While gift-giving in the office is rarely considered mandatory, many of your coworkers will decide to exchange gifts throughout the office during major holidays. Whether it’s for secret Santa during Christmas, chocolate during Easter, or a cake during birthdays, it’s essential to navigate this situation correctly to avoid hurt feelings or accidentally overspending.
Different Rules per Office or Workplace
Each office has its own gift-giving rules, so it’s important to read them carefully before purchasing something you may have to return. If you took the gift out of the package, you might even void the return policy. Some office spaces don’t even expect you to get a physical present yourself but will ask for a donation for a large communal gift or towards charity.
If you’re new to the office, you should always ask management what the policy is for gift giving. There’s no pressure to buy a present for a coworker if you’re new or don’t have the budget to add to the communal pot. If that’s the cause, say politely that you’ll have to pass this year.
Giving Gifts to Coworkers
As a general rule, gifts that are placed on the recipient’s body like clothes, perfume, lotion, or jewelry are too personal. You could make your coworker uncomfortable with jewelry specifically, unless you’re close. Gag gifts may also be a bad idea if you want to build a professional relationship with a boss or manager. Keep personal preferences in mind when gift-giving.
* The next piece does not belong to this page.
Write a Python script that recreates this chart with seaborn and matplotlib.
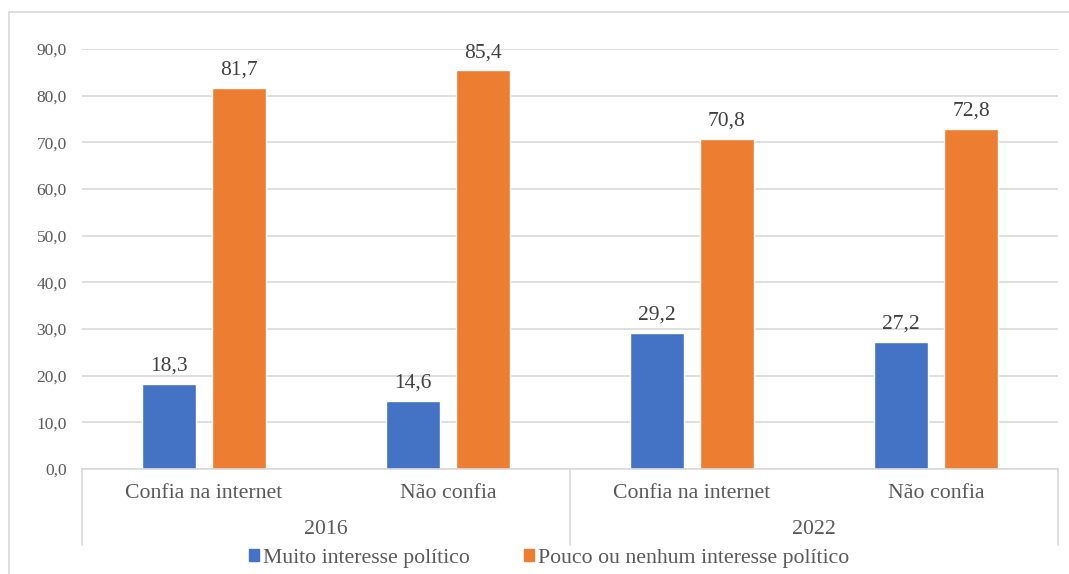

Unique presents like subscription boxes, a personalized mug, or puzzles make for some perfect small presents for a coworker. Liquor and wine and often appreciated because they’re easily regifted. However, avoid alcoholic gifts for coworkers who have expressed distaste for drinking.
Always Respect Price Limits
The price limit for gifts is usually set between $20-$50, but it varies between workplaces. During a gift-giving holiday or birthday, a flyer will be passed around to explain the price limit and which presents are appropriate. Whatever you do, don’t exceed the amount unless you are friends outside of the office and are giving that gift at another location other than your job.
Overspending may seem like a nice thing to do, but if you show up with an e-reader and everyone else is exchanging socks and mugs, you’ll make other people uncomfortable. The reverse is also true: don’t underspend, or you could cause someone to go home feeling slighted.
Consider Spending While Shopping
While shopping, create a list of things your coworker may like. For example, if they love to go to the gym but mentioned they broke their jump rope, start browsing for good quality but inexpensive skipping ropes. If your coworker is interested in something, they may recognize brands or quality better than you will. That’s okay because there are many workarounds.
Keeping the jump rope example, most are pretty cheap but will look expensive if the handle is made of quality plastic and the rope is a darker color. There are plenty of meaningful gifts you can buy for under $5; it just takes some ingenuity and time to find the perfect present.
Gift Cards, Cash or No Gift
As a rule, giving cash to an employee isn’t an acceptable gift unless it’s a charitable donation or given as a bonus for a job well done. However, gift certificates and gift cards are often great presents for many. For example, if your coworker always comes in with Starbucks, purchase them a $20 gift card. Gift cards will save your coworkers money, which is always welcomed.
Sometimes giving no gift at all is better than buying the wrong gift, but just asking your coworker outright can give you many ideas for a present. You can be sneaky about this by asking what their hobbies are or simply stating that you’re unsure what they’d like during gift exchange.